Rolf Beeler is a Swiss affineur known for his raw milk artisan cheeses. While he does not make cheese himself, Beeler collects terroir-based cheeses from small artisanal cheesemakers and then ages them to create the final product.

==Career==
After completing his education, Rolf Beeler worked as a school teacher and DJ. He ran his own grocery store for a time before selling it to instead work directly with cheese makers abroad, including French cheesemaker Bernard Antony.

Beeler turned his house basement into a small cheese cellar and started to age and ripen his favourite cheeses, which he bought from small local producers.

After succeeding in production of traditional Swiss cheeses, he started to develop new cheese recipes in collaboration with his fellow cheesemakers, beginning with wine-washed Hoch Ybrig.
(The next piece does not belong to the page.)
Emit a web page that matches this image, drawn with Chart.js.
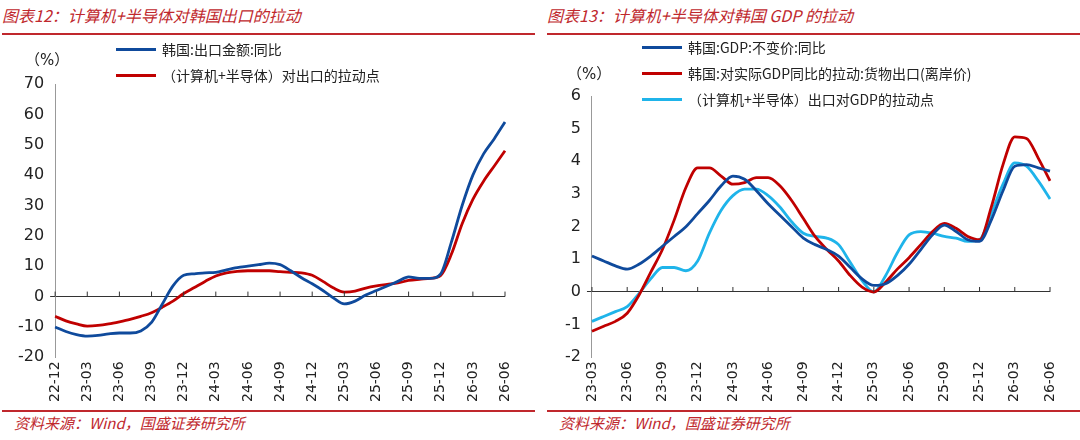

He became known in Switzerland as “the Pope of cheese”.

==Sélection==
By the end of the 1990s, Beeler decided to expand to foreign markets and introduced his Sélection Rolf Beeler at the Slow Food Fair Salone del Gusto in Turin, Italy, in 1998. By 2013, Sélection could be found on the menus of more than 120 top restaurants in Germany, England, Switzerland, Scandinavia, USA and Australia.

==Awards==
- Toggenburger Sélection Rolf Beeler won gold medal at World Cheese Award 2009 held in Gran Canaria.
- Jersey Blue by Willi Schmid won the gold medal at the 2010 and 2012 World Jersey Cheese Awards.
- Max McCalman rated 186 cheeses in his book, Cheese: A Connoisseur's Guide to the World's Best. 17 of the top 30 are from Rolf Beeler with the top spot going to Beeler's Sbrinz.